The Grafana Labs Linux packages create the grafana-server unit and run the process as the grafana user. systemctl reports whether the unit is loaded, enabled for boot, active, stopped, or failing, while journalctl shows startup lines when the web UI does not bind to its configured port.
The package-managed unit uses the default local web port 3000 unless /etc/grafana/grafana.ini changes http_port or a reverse proxy fronts the service. Check the same endpoint that real operators use when HTTPS, a proxy path, or a non-default listener sits in front of Grafana.
Related: How to install Grafana on Ubuntu
Related: How to configure HTTPS for Grafana
$ sudo systemctl daemon-reload
Ordinary /etc/grafana/grafana.ini edits do not require a daemon reload. Restart grafana-server after changing Grafana configuration so the running process reads the new settings.
$ sudo systemctl start grafana-server
$ systemctl is-active grafana-server active
$ sudo systemctl enable grafana-server
$ systemctl is-enabled grafana-server enabled
$ sudo systemctl restart grafana-server
Use restart instead of reload for normal Grafana configuration changes because the packaged unit documents restart as the supported service-control action.

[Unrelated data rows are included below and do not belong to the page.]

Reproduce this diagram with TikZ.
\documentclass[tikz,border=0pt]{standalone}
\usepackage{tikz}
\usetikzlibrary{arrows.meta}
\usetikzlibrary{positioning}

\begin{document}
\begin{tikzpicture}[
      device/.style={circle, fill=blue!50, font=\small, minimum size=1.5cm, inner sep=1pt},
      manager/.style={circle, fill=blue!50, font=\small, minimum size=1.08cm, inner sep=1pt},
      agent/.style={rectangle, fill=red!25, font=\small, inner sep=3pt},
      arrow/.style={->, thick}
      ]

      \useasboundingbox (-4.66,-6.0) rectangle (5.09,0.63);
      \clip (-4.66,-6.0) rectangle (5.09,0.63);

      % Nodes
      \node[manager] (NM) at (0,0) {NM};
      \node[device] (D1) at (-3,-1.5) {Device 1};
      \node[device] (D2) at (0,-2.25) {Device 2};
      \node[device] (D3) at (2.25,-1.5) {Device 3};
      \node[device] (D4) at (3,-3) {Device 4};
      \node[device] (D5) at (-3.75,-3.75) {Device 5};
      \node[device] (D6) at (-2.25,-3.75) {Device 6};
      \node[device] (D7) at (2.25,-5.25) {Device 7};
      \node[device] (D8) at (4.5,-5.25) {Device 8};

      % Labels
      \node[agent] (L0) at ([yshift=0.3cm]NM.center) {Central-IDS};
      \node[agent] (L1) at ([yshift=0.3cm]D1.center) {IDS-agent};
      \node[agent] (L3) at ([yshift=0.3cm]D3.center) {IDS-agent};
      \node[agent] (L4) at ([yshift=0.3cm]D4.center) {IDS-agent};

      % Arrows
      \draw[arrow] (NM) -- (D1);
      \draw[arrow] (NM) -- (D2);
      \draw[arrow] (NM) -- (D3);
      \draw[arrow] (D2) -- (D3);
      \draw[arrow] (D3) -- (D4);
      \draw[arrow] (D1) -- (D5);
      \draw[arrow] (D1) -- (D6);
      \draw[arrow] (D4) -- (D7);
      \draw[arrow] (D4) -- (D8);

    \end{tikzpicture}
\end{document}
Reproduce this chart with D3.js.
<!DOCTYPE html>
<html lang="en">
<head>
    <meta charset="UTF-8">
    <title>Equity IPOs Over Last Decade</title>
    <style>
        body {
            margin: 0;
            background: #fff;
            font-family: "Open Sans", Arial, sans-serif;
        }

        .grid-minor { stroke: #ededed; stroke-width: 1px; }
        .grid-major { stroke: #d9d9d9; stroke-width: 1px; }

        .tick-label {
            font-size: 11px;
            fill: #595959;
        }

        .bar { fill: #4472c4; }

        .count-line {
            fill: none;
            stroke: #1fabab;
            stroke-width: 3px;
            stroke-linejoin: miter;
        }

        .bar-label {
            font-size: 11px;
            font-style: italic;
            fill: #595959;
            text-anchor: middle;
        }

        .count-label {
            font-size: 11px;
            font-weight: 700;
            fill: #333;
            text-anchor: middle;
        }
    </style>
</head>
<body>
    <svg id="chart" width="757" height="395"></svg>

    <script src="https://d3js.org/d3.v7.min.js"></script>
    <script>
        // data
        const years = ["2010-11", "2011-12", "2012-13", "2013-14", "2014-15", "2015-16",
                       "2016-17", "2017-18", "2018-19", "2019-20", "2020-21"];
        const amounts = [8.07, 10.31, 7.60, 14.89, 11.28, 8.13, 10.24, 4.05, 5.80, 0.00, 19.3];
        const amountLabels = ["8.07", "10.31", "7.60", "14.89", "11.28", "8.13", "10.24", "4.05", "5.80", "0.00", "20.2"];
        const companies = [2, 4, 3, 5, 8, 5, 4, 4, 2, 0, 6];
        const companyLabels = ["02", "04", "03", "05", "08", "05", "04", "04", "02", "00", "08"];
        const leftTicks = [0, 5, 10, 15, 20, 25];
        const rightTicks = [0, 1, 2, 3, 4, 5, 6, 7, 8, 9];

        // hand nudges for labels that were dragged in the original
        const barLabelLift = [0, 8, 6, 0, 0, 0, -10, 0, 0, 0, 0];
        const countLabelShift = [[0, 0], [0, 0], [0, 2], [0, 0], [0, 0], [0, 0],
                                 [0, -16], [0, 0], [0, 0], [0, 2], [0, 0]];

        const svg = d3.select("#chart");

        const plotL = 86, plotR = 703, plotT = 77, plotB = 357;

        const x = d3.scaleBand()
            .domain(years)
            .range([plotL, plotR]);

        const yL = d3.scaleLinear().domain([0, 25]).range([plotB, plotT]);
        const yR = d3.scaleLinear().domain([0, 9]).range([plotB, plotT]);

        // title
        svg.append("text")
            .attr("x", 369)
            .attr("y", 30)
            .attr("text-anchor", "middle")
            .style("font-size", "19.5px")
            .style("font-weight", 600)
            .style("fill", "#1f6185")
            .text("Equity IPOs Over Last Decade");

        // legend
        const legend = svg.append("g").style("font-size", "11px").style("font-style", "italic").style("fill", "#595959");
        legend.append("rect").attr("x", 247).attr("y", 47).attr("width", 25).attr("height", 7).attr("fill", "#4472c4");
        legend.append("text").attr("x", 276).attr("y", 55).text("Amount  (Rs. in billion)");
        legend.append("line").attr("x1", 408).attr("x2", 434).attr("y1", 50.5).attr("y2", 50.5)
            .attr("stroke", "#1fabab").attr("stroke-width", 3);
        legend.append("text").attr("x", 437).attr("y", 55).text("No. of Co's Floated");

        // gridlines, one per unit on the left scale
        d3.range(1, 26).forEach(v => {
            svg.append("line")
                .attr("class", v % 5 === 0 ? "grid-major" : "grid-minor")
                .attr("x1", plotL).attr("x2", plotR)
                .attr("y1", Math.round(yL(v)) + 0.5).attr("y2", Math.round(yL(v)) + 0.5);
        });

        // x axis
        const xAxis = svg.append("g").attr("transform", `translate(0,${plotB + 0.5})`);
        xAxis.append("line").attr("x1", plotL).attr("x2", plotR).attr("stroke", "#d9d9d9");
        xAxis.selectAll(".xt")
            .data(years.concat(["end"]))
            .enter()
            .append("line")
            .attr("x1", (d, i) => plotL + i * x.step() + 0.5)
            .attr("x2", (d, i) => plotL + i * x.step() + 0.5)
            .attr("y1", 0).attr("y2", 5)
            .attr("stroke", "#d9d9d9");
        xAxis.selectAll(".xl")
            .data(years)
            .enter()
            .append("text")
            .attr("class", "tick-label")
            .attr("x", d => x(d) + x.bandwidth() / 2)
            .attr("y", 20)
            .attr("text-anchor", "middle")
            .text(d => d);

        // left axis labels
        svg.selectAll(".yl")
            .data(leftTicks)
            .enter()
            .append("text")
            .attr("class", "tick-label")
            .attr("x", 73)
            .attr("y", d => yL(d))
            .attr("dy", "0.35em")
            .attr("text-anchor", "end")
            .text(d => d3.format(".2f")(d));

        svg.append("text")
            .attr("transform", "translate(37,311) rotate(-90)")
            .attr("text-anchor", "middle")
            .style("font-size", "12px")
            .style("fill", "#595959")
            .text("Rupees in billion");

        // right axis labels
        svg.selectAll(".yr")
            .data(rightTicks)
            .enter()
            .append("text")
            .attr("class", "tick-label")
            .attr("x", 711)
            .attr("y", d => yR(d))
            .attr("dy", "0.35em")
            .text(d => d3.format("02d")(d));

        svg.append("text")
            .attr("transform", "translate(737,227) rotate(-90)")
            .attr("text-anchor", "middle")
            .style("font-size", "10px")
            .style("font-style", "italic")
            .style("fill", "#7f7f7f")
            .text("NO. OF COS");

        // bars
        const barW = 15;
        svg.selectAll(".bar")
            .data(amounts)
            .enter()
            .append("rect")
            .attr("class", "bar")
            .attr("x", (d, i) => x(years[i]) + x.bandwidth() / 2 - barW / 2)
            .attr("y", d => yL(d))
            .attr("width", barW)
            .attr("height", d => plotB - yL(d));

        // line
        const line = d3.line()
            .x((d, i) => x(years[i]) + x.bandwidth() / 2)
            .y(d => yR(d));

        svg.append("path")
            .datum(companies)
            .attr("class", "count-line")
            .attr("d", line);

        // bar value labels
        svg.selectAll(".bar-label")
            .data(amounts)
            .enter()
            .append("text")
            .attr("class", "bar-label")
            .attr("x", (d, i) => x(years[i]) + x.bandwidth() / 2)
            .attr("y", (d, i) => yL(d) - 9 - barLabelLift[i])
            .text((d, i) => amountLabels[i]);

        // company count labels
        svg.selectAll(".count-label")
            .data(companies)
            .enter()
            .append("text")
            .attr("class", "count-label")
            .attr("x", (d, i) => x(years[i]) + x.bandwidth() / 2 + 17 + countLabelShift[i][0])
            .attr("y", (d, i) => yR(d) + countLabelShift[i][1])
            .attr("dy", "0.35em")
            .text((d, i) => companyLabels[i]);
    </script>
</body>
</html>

$ systemctl status grafana-server --no-pager
● grafana-server.service - Grafana instance
Loaded: loaded (/usr/lib/systemd/system/grafana-server.service; enabled; preset: enabled)
Active: active (running) since Fri 2026-06-19 23:01:10 UTC; 5s ago
Docs: http://docs.grafana.org
Main PID: 671 (grafana)
Tasks: 18
Memory: 98.2M
##### snipped #####
$ curl --head --silent http://127.0.0.1:3000/login HTTP/1.1 200 OK Cache-Control: no-store Content-Type: text/html; charset=UTF-8 X-Content-Type-Options: nosniff X-Frame-Options: deny X-Xss-Protection: 1; mode=block Date: Fri, 19 Jun 2026 23:01:12 GMT
If the request is refused immediately after a restart, wait a few seconds and repeat the check. systemd can mark the service active before the HTTP listener is ready.
$ sudo journalctl --unit=grafana-server --boot --no-pager Jun 19 23:01:10 server systemd[1]: Started grafana-server.service - Grafana instance. Jun 19 23:01:10 server grafana[671]: logger=settings level=info msg="Starting Grafana" version=13.0.2 Jun 19 23:01:10 server grafana[671]: logger=settings level=info msg="Config loaded from" file=/etc/grafana/grafana.ini ##### snipped #####
The exact version, process ID, and timestamp will differ. Look for the service start line and the loaded configuration file when checking whether the packaged service started the expected process.
$ sudo systemctl stop grafana-server
Stopping grafana-server makes dashboards, alerts, and admin pages unavailable until the service is started again.
$ systemctl is-active grafana-server inactive
inactive is expected after a deliberate stop, and systemctl returns a nonzero exit status for that state.